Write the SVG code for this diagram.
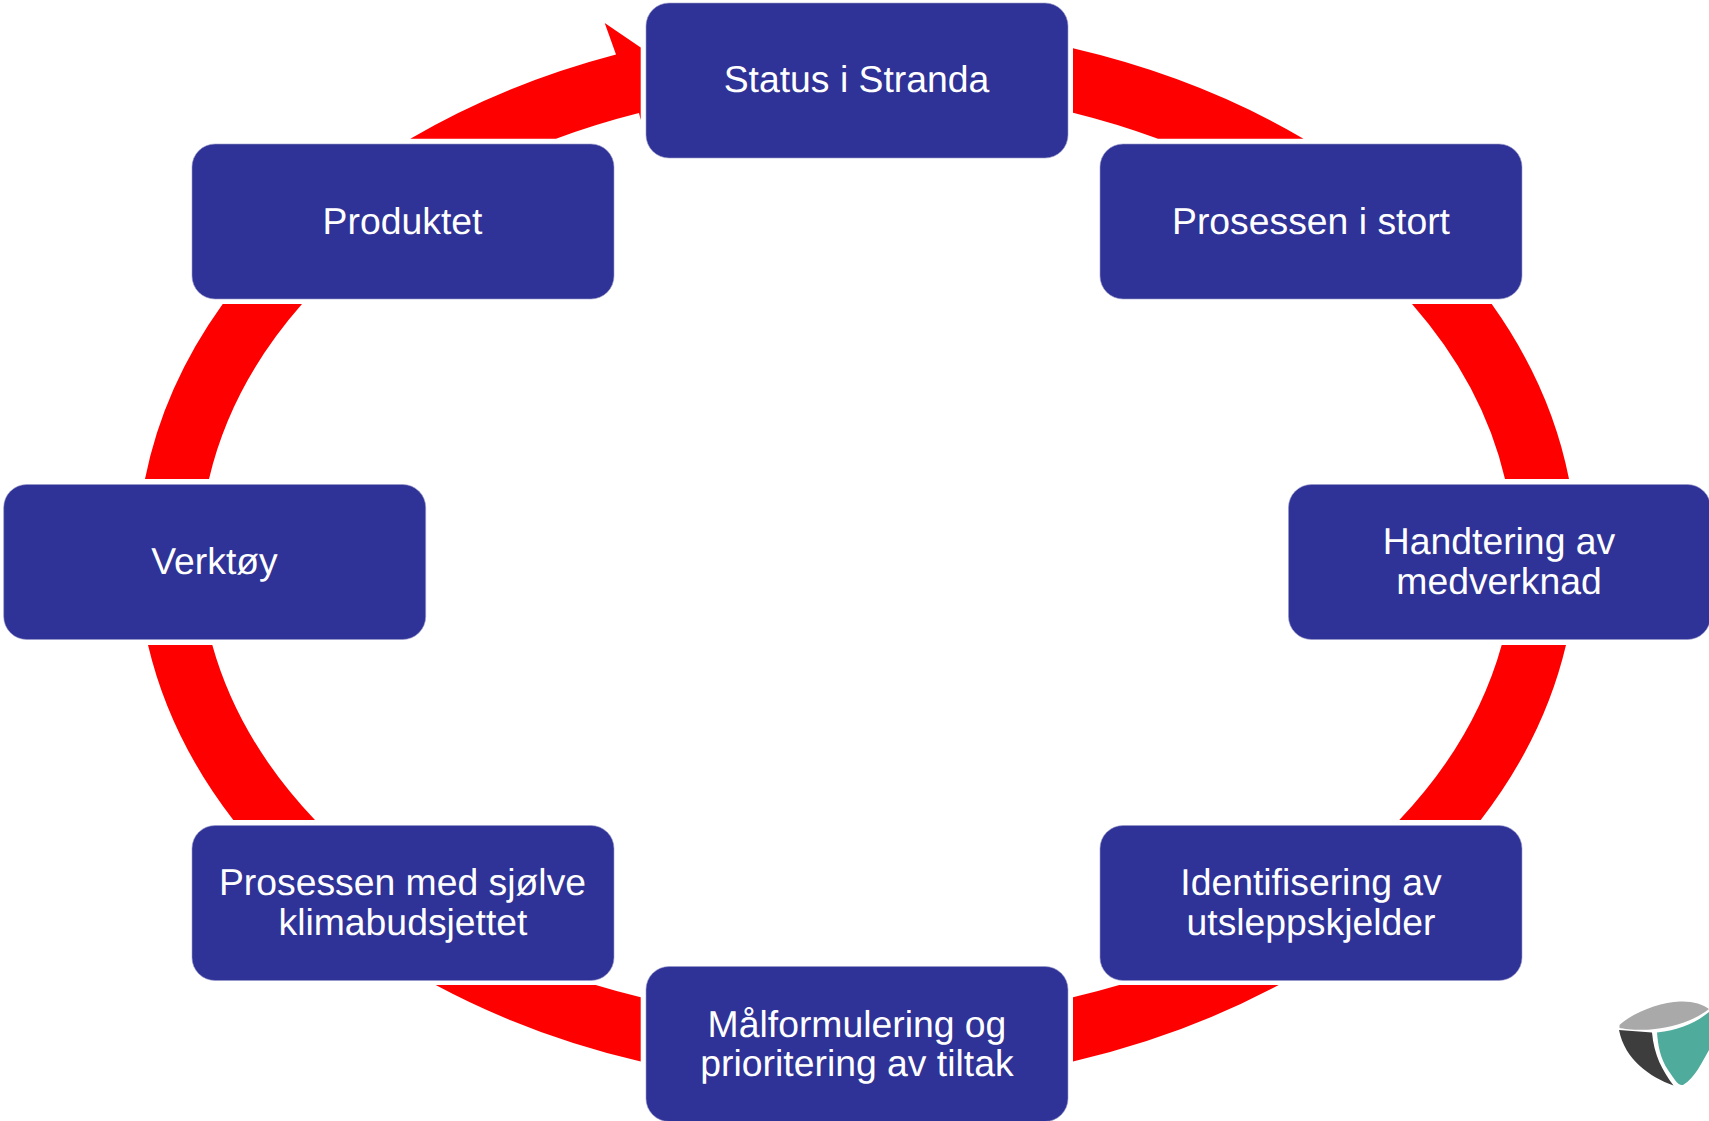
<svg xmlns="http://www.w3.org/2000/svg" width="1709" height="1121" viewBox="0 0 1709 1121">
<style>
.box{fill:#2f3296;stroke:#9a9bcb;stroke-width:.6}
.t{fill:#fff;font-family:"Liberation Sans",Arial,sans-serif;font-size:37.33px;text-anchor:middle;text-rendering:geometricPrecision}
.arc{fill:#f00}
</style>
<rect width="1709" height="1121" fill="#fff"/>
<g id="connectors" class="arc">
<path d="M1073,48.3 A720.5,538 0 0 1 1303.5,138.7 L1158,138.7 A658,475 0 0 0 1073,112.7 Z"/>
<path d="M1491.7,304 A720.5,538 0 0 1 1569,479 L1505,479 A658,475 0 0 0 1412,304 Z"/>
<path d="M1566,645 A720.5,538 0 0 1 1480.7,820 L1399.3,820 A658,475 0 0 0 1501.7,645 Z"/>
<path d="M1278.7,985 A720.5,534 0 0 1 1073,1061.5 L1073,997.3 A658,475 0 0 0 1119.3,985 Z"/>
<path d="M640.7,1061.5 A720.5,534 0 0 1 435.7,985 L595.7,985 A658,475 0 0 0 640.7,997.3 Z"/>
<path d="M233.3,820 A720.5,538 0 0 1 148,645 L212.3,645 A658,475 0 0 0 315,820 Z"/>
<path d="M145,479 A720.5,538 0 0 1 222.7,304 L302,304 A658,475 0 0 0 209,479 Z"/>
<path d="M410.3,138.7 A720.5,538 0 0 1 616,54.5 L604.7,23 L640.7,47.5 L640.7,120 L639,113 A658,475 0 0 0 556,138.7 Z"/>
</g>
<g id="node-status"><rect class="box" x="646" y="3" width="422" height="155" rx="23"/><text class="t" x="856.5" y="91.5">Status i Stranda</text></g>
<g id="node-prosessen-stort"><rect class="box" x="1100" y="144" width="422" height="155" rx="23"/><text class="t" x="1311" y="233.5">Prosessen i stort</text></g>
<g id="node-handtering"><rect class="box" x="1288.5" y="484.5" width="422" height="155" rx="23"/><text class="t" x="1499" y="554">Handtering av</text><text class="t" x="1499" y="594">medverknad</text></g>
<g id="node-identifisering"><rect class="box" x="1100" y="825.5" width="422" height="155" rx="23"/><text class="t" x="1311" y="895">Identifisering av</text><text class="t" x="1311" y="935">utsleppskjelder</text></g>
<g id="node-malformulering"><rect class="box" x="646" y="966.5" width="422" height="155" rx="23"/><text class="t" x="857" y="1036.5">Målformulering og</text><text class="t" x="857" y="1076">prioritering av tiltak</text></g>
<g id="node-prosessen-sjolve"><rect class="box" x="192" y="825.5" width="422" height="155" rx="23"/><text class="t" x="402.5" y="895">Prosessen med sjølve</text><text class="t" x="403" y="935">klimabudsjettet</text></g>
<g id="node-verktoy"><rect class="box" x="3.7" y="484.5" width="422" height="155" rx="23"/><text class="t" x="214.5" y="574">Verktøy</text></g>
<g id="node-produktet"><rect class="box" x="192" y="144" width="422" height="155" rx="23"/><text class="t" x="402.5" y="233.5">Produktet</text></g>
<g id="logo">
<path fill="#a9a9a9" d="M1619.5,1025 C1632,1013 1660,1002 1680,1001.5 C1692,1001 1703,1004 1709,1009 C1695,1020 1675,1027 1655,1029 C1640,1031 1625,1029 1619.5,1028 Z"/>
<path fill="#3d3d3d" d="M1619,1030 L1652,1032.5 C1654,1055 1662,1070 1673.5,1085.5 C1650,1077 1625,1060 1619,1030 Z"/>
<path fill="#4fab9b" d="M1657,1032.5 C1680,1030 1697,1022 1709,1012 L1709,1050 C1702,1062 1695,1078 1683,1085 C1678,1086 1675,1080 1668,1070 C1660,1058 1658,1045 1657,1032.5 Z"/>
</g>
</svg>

**Short problem:**
Repeat all the data as it stands, dropping any images it holds.

**Response:**
Write the SVG code for this diagram.
<svg xmlns="http://www.w3.org/2000/svg" width="1709" height="1121" viewBox="0 0 1709 1121">
<style>
.box{fill:#2f3296;stroke:#9a9bcb;stroke-width:.6}
.t{fill:#fff;font-family:"Liberation Sans",Arial,sans-serif;font-size:37.33px;text-anchor:middle;text-rendering:geometricPrecision}
.arc{fill:#f00}
</style>
<rect width="1709" height="1121" fill="#fff"/>
<g id="connectors" class="arc">
<path d="M1073,48.3 A720.5,538 0 0 1 1303.5,138.7 L1158,138.7 A658,475 0 0 0 1073,112.7 Z"/>
<path d="M1491.7,304 A720.5,538 0 0 1 1569,479 L1505,479 A658,475 0 0 0 1412,304 Z"/>
<path d="M1566,645 A720.5,538 0 0 1 1480.7,820 L1399.3,820 A658,475 0 0 0 1501.7,645 Z"/>
<path d="M1278.7,985 A720.5,534 0 0 1 1073,1061.5 L1073,997.3 A658,475 0 0 0 1119.3,985 Z"/>
<path d="M640.7,1061.5 A720.5,534 0 0 1 435.7,985 L595.7,985 A658,475 0 0 0 640.7,997.3 Z"/>
<path d="M233.3,820 A720.5,538 0 0 1 148,645 L212.3,645 A658,475 0 0 0 315,820 Z"/>
<path d="M145,479 A720.5,538 0 0 1 222.7,304 L302,304 A658,475 0 0 0 209,479 Z"/>
<path d="M410.3,138.7 A720.5,538 0 0 1 616,54.5 L604.7,23 L640.7,47.5 L640.7,120 L639,113 A658,475 0 0 0 556,138.7 Z"/>
</g>
<g id="node-status"><rect class="box" x="646" y="3" width="422" height="155" rx="23"/><text class="t" x="856.5" y="91.5">Status i Stranda</text></g>
<g id="node-prosessen-stort"><rect class="box" x="1100" y="144" width="422" height="155" rx="23"/><text class="t" x="1311" y="233.5">Prosessen i stort</text></g>
<g id="node-handtering"><rect class="box" x="1288.5" y="484.5" width="422" height="155" rx="23"/><text class="t" x="1499" y="554">Handtering av</text><text class="t" x="1499" y="594">medverknad</text></g>
<g id="node-identifisering"><rect class="box" x="1100" y="825.5" width="422" height="155" rx="23"/><text class="t" x="1311" y="895">Identifisering av</text><text class="t" x="1311" y="935">utsleppskjelder</text></g>
<g id="node-malformulering"><rect class="box" x="646" y="966.5" width="422" height="155" rx="23"/><text class="t" x="857" y="1036.5">Målformulering og</text><text class="t" x="857" y="1076">prioritering av tiltak</text></g>
<g id="node-prosessen-sjolve"><rect class="box" x="192" y="825.5" width="422" height="155" rx="23"/><text class="t" x="402.5" y="895">Prosessen med sjølve</text><text class="t" x="403" y="935">klimabudsjettet</text></g>
<g id="node-verktoy"><rect class="box" x="3.7" y="484.5" width="422" height="155" rx="23"/><text class="t" x="214.5" y="574">Verktøy</text></g>
<g id="node-produktet"><rect class="box" x="192" y="144" width="422" height="155" rx="23"/><text class="t" x="402.5" y="233.5">Produktet</text></g>
<g id="logo">
<path fill="#a9a9a9" d="M1619.5,1025 C1632,1013 1660,1002 1680,1001.5 C1692,1001 1703,1004 1709,1009 C1695,1020 1675,1027 1655,1029 C1640,1031 1625,1029 1619.5,1028 Z"/>
<path fill="#3d3d3d" d="M1619,1030 L1652,1032.5 C1654,1055 1662,1070 1673.5,1085.5 C1650,1077 1625,1060 1619,1030 Z"/>
<path fill="#4fab9b" d="M1657,1032.5 C1680,1030 1697,1022 1709,1012 L1709,1050 C1702,1062 1695,1078 1683,1085 C1678,1086 1675,1080 1668,1070 C1660,1058 1658,1045 1657,1032.5 Z"/>
</g>
</svg>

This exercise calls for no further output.